Today I turned in my first two freelance articles. Hooray! One piece they liked and the other needs to be revised. I will live. The articles are a little fluffy. I have devoured and enjoyed plenty of Twinkies and marshmallows and other fluff in my life; I'm sure there is more to come. I'm okay with that.

I am at a coffee shop listening to two sixty-something men have a midday chat. I can't get over the things they are discussing and the rapid speed with which conversation shifts: An infomercial. A friend named Li-O-nel who they listen to on a call-in show on the radio. And now, "This ain't got nothing to do with race, this got to do with dogs." They are referring to a recent pit bull controversy in Baton Rouge. To outlaw, or not to outlaw? And now, "This country is run by a whole lotta conservatives, and for them, property is property. That's how it is." Now, "Three, four, five years ago I heard somethin' about this man who had a stock or a bond or something that was Dutch. 300-year-old bond. Those Dutch were traders."

The friend concurs, "Oh yeah, those Dutch were big traders." The conversation moves on to the French and how they take off every August. "Just like Bush. That man takes off every August, and now all them son-a-bitches are taking off every August."

I guess when you are a sixty-something man hanging out on the patio of a coffee shop with your friend, these are the things worth discussing at rapid fire.

"The woman I don't like on CNN is that woman Nancy Grace." Agreed. I KNEW I liked this man.

The other man is cracking up about someone who does an impersonation of her, "the bubble hair and all."

"And see, they wonder about why people have a lack of attention span and what's wiping it all out." Jumping again, "You know what, I'd like to tell her [Nancy Grace]? That everyone who gets accused of something is not guilty." Amen, brother.

One of them says, about Gary Sinise, "He looks like a frickin' alien if you look at him."

And finally, one endearingly refers to a check-out woman at Calandro's, a local grocery, as, "My little girlfriend at Calandro's." If you saw the women who work at Calandro's, that statement would not sit well with you.

The men are now discussing "the CSI effect." "You know there's gotta be, with all those guys sittin' on death row, a whole shitload of 'em who's innocent."

"Yeah, but it must pretty much even out."

The other spills his coffee, and comments, "'I was just thinkin', I don't very much like this coffee.'" I think, good attitude. Great attitude.

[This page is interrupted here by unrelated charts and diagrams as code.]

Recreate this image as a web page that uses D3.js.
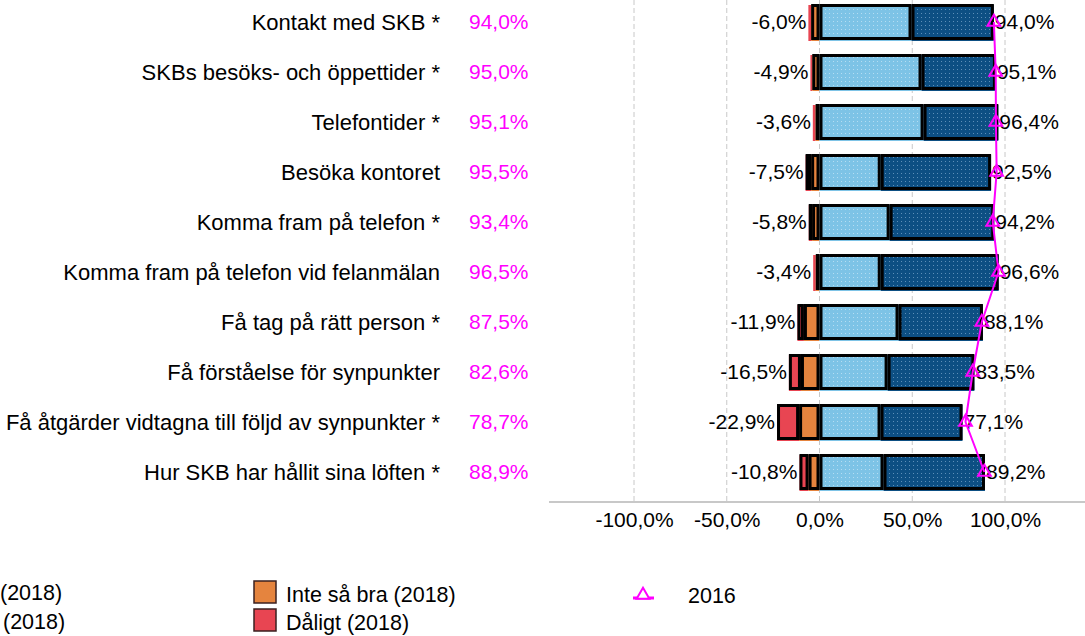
<!DOCTYPE html>
<html>
<head>
<meta charset="utf-8">
<script src="https://cdn.jsdelivr.net/npm/d3@7"></script>
<style>
  body { margin: 0; background: #fff; }
  text { font-family: "Liberation Sans", Arial, sans-serif; }
</style>
</head>
<body>
<div id="chart-area"></div>
<script>
// Categories
var categories = [
    "Kontakt med SKB *",
    "SKBs besöks- och öppettider *",
    "Telefontider *",
    "Besöka kontoret",
    "Komma fram på telefon *",
    "Komma fram på telefon vid felanmälan",
    "Få tag på rätt person *",
    "Få förståelse för synpunkter",
    "Få åtgärder vidtagna till följd av synpunkter *",
    "Hur SKB har hållit sina löften *"
];

// 2018 values (%)
var daligt     = [1.5, 1.0, 1.5, 3.0, 1.8, 1.4, 3.5, 6.5, 11.9, 4.9];
var inteSaBra  = [4.5, 3.9, 2.1, 4.5, 4.0, 2.0, 8.4, 10.0, 11.0, 5.9];
var ganskaBra  = [49.6, 55.0, 56.1, 33.0, 37.8, 33.0, 42.6, 36.7, 32.9, 34.5];
var mycketBra  = [44.4, 40.1, 40.3, 59.5, 56.4, 63.6, 45.5, 46.8, 44.2, 54.7];

// Labels shown
var negLabels = ["-6,0%", "-4,9%", "-3,6%", "-7,5%", "-5,8%", "-3,4%", "-11,9%", "-16,5%", "-22,9%", "-10,8%"];
var posLabels = ["94,0%", "95,1%", "96,4%", "92,5%", "94,2%", "96,6%", "88,1%", "83,5%", "77,1%", "89,2%"];

// 2016 series
var values2016 = [94.0, 95.0, 95.1, 95.5, 93.4, 96.5, 87.5, 82.6, 78.7, 88.9];
var labels2016 = ["94,0%", "95,0%", "95,1%", "95,5%", "93,4%", "96,5%", "87,5%", "82,6%", "78,7%", "88,9%"];

var xTicks = [-100, -50, 0, 50, 100];
var xTickLabels = ["-100,0%", "-50,0%", "0,0%", "50,0%", "100,0%"];

var width = 1085, height = 636;
var fs = "21px";

var svg = d3.select("#chart-area")
    .append("svg")
        .attr("width", width)
        .attr("height", height);

// Dotted texture patterns
var defs = svg.append("defs");
function dotPattern(id, fill, dot) {
    var p = defs.append("pattern")
        .attr("id", id)
        .attr("patternUnits", "userSpaceOnUse")
        .attr("width", 4).attr("height", 4);
    p.append("rect").attr("width", 4).attr("height", 4).attr("fill", fill);
    p.append("rect").attr("x", 1).attr("y", 1).attr("width", 1).attr("height", 1).attr("fill", dot);
}
dotPattern("dotLight", "#7dc3e6", "#b5ddf2");
dotPattern("dotDark", "#0d4f83", "#5e8fb8");

var colors = {
    daligt: "#e84552",
    inte: "#e5843e",
    ganska: "url(#dotLight)",
    mycket: "url(#dotDark)"
};

// Scales
var x = d3.scaleLinear()
    .domain([-100, 100])
    .range([634, 1005]);

var y = d3.scaleBand()
    .domain(categories)
    .range([-3, 497])
    .paddingInner(0.28)
    .paddingOuter(0.14);

// Gridlines
svg.append("g")
    .selectAll("line")
    .data(xTicks)
    .enter()
    .append("line")
        .attr("x1", function(d){ return x(d); })
        .attr("x2", function(d){ return x(d); })
        .attr("y1", 0)
        .attr("y2", 502)
        .attr("stroke", "#c8c8c8")
        .attr("stroke-width", 1)
        .attr("stroke-dasharray", "5,3");

// X Axis
var xAxisCall = d3.axisBottom(x)
    .tickValues(xTicks)
    .tickSize(0)
    .tickPadding(10)
    .tickFormat(function(d, i){ return xTickLabels[i]; });
var xAxis = svg.append("g")
    .attr("transform", "translate(0,502)")
    .call(xAxisCall);
xAxis.select(".domain").remove();
xAxis.append("line")
    .attr("x1", 549).attr("x2", width)
    .attr("y1", 0).attr("y2", 0)
    .attr("stroke", "#c8c8c8").attr("stroke-width", 2);
xAxis.selectAll("text")
    .attr("font-size", "21px")
    .attr("fill", "#000")
    .style("font-family", "'Liberation Sans', Arial, sans-serif");

// Category labels
svg.append("g")
    .selectAll("text")
    .data(categories)
    .enter()
    .append("text")
        .attr("x", 440)
        .attr("y", function(d){ return y(d) + y.bandwidth() / 2; })
        .attr("dy", "0.35em")
        .attr("text-anchor", "end")
        .attr("font-size", "22px")
        .attr("fill", "#000")
        .text(function(d){ return d; });

// 2016 values (magenta)
svg.append("g")
    .selectAll("text")
    .data(labels2016)
    .enter()
    .append("text")
        .attr("x", 469)
        .attr("y", function(d, i){ return y(categories[i]) + y.bandwidth() / 2; })
        .attr("dy", "0.35em")
        .attr("font-size", fs)
        .attr("fill", "#ff00ff")
        .text(function(d){ return d; });

// Build segments
var segs = [];
categories.forEach(function(c, i) {
    var n1 = -(daligt[i] + inteSaBra[i]);
    segs.push({ cat: c, x0: n1, x1: -inteSaBra[i], fill: colors.daligt, under: "#e84552" });
    segs.push({ cat: c, x0: -inteSaBra[i], x1: 0, fill: colors.inte, under: "#e5843e" });
    segs.push({ cat: c, x0: 0, x1: ganskaBra[i], fill: colors.ganska, under: "#7dc3e6" });
    segs.push({ cat: c, x0: ganskaBra[i], x1: ganskaBra[i] + mycketBra[i], fill: colors.mycket, under: "#0d4f83" });
});

// Thin coloured edge under bars
svg.append("g")
    .selectAll("rect")
    .data(segs)
    .enter()
    .append("rect")
        .attr("x", function(d){ return x(d.x0); })
        .attr("y", function(d){ return y(d.cat) + 1; })
        .attr("width", function(d){ return x(d.x1) - x(d.x0); })
        .attr("height", y.bandwidth())
        .attr("fill", function(d){ return d.under; });

// Bars
svg.append("g")
    .selectAll("rect")
    .data(segs)
    .enter()
    .append("rect")
        .attr("x", function(d){ return x(d.x0) + 1.5; })
        .attr("y", function(d){ return y(d.cat) + 1.5; })
        .attr("width", function(d){ return Math.max(0, x(d.x1) - x(d.x0) - 3); })
        .attr("height", y.bandwidth() - 3)
        .attr("fill", function(d){ return d.fill; })
        .attr("stroke", "#000")
        .attr("stroke-width", 3);

// Negative total labels
svg.append("g")
    .selectAll("text")
    .data(negLabels)
    .enter()
    .append("text")
        .attr("x", function(d, i){ return x(-(daligt[i] + inteSaBra[i])) - 2; })
        .attr("y", function(d, i){ return y(categories[i]) + y.bandwidth() / 2; })
        .attr("dy", "0.35em")
        .attr("text-anchor", "end")
        .attr("font-size", fs)
        .attr("fill", "#000")
        .text(function(d){ return d; });

// Positive total labels
svg.append("g")
    .selectAll("text")
    .data(posLabels)
    .enter()
    .append("text")
        .attr("x", function(d, i){ return x(ganskaBra[i] + mycketBra[i]) + 1; })
        .attr("y", function(d, i){ return y(categories[i]) + y.bandwidth() / 2; })
        .attr("dy", "0.35em")
        .attr("font-size", fs)
        .attr("fill", "#000")
        .text(function(d){ return d; });

// 2016 line
var line = d3.line()
    .x(function(d){ return x(d); })
    .y(function(d, i){ return y(categories[i]) + y.bandwidth() / 2; });

svg.append("path")
    .datum(values2016)
    .attr("d", line)
    .attr("fill", "none")
    .attr("stroke", "#ff00ff")
    .attr("stroke-width", 2);

var tri = d3.symbol().type(d3.symbolTriangle).size(70);
svg.append("g")
    .selectAll("path")
    .data(values2016)
    .enter()
    .append("path")
        .attr("d", tri)
        .attr("transform", function(d, i){
            return "translate(" + x(d) + "," + (y(categories[i]) + y.bandwidth() / 2) + ")";
        })
        .attr("fill", "none")
        .attr("stroke", "#ff00ff")
        .attr("stroke-width", 2);

// Legend (left part is cut off in the original, only "(2018)" visible)
var legend = svg.append("g");

legend.append("text")
    .attr("x", 0).attr("y", 592).attr("dy", "0.35em")
    .attr("font-size", "21.5px")
    .text("(2018)");
legend.append("text")
    .attr("x", 3).attr("y", 621).attr("dy", "0.35em")
    .attr("font-size", "21.5px")
    .text("(2018)");

var legendItems = [
    { label: "Inte så bra (2018)", color: "#e5843e", y: 581 },
    { label: "Dåligt (2018)", color: "#e84552", y: 609 }
];
legendItems.forEach(function(d) {
    legend.append("rect")
        .attr("x", 254).attr("y", d.y)
        .attr("width", 22).attr("height", 22)
        .attr("fill", d.color)
        .attr("stroke", "#3a2020")
        .attr("stroke-width", 1.5);
    legend.append("text")
        .attr("x", 286).attr("y", d.y + 13).attr("dy", "0.35em")
        .attr("font-size", "21.5px")
        .text(d.label);
});

legend.append("line")
    .attr("x1", 633).attr("x2", 654)
    .attr("y1", 598).attr("y2", 598)
    .attr("stroke", "#ff00ff").attr("stroke-width", 3);
legend.append("path")
    .attr("d", tri)
    .attr("transform", "translate(643,595)")
    .attr("fill", "#fff")
    .attr("stroke", "#ff00ff")
    .attr("stroke-width", 2);
legend.append("text")
    .attr("x", 688).attr("y", 595).attr("dy", "0.35em")
    .attr("font-size", "21.5px")
    .text("2016");
</script>
</body>
</html>
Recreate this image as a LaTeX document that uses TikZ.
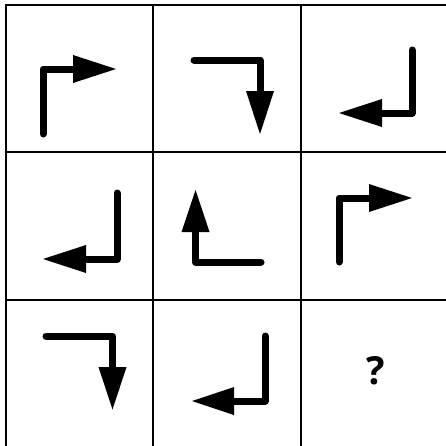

I'm about to leave, and it's taking every ounce not to say hello on my way out. I am turning into my dad. Wednesday, I was here at the same place, and a man was reading a book. He kept laughing out loud. LAUGHING, LAUGHING, LAUGHING. As I was leaving, I thought, "Hmm. I should ask him what he's reading. Maybe I can recommend it to book club." And I walked straight to him, turning sharply just as I arrived. Me turning into dad.